Teams shipping multiple times per day see the most dramatic improvements. The coordination overhead that once required manual scheduling disappears entirely.
Common Pitfalls and How to Avoid Them
Despite their benefits, merge queues can introduce new challenges if not implemented thoughtfully:
Slow CI Becomes Amplified: If your test suite takes 20 minutes to run, and you have 15 PRs in the queue, developers will wait hours for merges. Invest in workflow optimization and test parallelization before enabling merge queues.
Queue Jumping Temptation: Don't create "emergency bypass" processes that let certain PRs skip the queue. This defeats the purpose and will break your main branch. Instead, optimize queue processing speed and use priority ordering.

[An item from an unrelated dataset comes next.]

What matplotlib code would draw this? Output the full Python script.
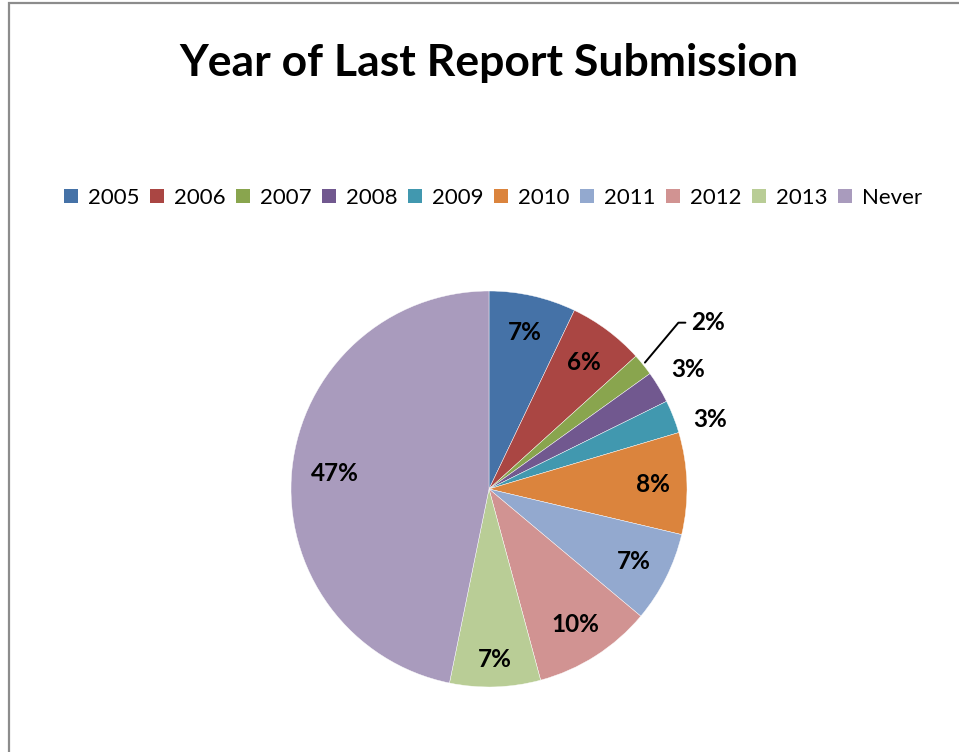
import numpy as np
import matplotlib.pyplot as plt
from matplotlib.patches import Rectangle

# Share of reports by year of last submission (percent)
years = ['2005', '2006', '2007', '2008', '2009', '2010', '2011', '2012', '2013', 'Never']
shares = [7.1, 6.2, 1.8, 2.6, 2.7, 8.3, 7.4, 9.7, 7.4, 46.8]
colors = ['#4572A7', '#AA4643', '#89A54E', '#71588F', '#4198AF',
          '#DB843D', '#93A9CF', '#D19392', '#B9CD96', '#A99BBD']

plt.rcParams['font.family'] = ['Lato', 'DejaVu Sans']

fig = plt.figure(figsize=(9.59, 7.52), dpi=100)

# gray chart border (left and top edges visible)
fig.patches.append(Rectangle((8.5 / 959, -0.1), 1.2, 1.1 - 3.5 / 752, transform=fig.transFigure,
                             fill=False, edgecolor='#8c8c8c', linewidth=1.6))

fig.text(489 / 959, 1 - 63 / 752, 'Year of Last Report Submission',
         ha='center', va='center', fontsize=32, fontweight='bold')

# pie axes, square in pixels
ax = fig.add_axes([291 / 959, 1 - 687 / 752, 396 / 959, 396 / 752])
wedges, _ = ax.pie(shares, colors=colors, startangle=90, counterclock=False,
                   radius=1, wedgeprops=dict(edgecolor='white', linewidth=0.3))
ax.set_xlim(-1, 1)
ax.set_ylim(-1, 1)
ax.axis('off')

# label radius / angle nudge (deg) for each wedge; None = outside label with leader line
label_r = [0.81, 0.80, None, 1.17, 1.17, 0.83, 0.82, 0.81, 0.86, 0.78]
label_nudge = [0, 0, 0, 0, -4, 0, 0, 0, 0, 0]
for w, val, r, dn in zip(wedges, shares, label_r, label_nudge):
    mid = np.deg2rad((w.theta1 + w.theta2) / 2 + dn)
    txt = '%d%%' % round(val)
    if r is None:
        x0, y0 = np.cos(mid), np.sin(mid)
        ax.annotate(txt, xy=(x0, y0), xytext=(1.02, 0.84),
                    ha='left', va='center', fontsize=17.5, fontweight='bold',
                    arrowprops=dict(arrowstyle='-', color='black', lw=1.4,
                                    connectionstyle='angle,angleA=0,angleB=50,rad=0'),
                    annotation_clip=False)
    else:
        ax.text(r * np.cos(mid), r * np.sin(mid), txt, ha='center', va='center',
                fontsize=17.5, fontweight='bold')

handles = [Rectangle((0, 0), 1, 1, facecolor=c) for c in colors]
fig.legend(handles, years, loc='center', bbox_to_anchor=(493 / 959, 1 - 198 / 752),
           ncol=10, frameon=False, fontsize=16, handlelength=0.6, handleheight=0.6,
           handletextpad=0.45, columnspacing=0.5)

fig.savefig('out.png', dpi=100)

Over-Batching: Batching 10 PRs together speeds up the queue but makes failure debugging harder. Find the right balance for your team size and test complexity.
The Future of Trunk-Based Development
Merge queues represent the maturation of trunk-based development practices. By automating the coordination that once required careful human orchestration, they enable teams to scale their merge frequency without sacrificing code quality or stability.
As teams continue to adopt AI-powered development tools and increase their deployment cadence, merge queues will become as fundamental as pull requests themselves. The question isn't whether your team will adopt merge queues, but when—and how much productivity you'll lose in the meantime.
In 2026, the most effective engineering teams have embraced automated trunk management as a core part of their CI/CD pipeline. The merge queue revolution isn't coming—it's already here.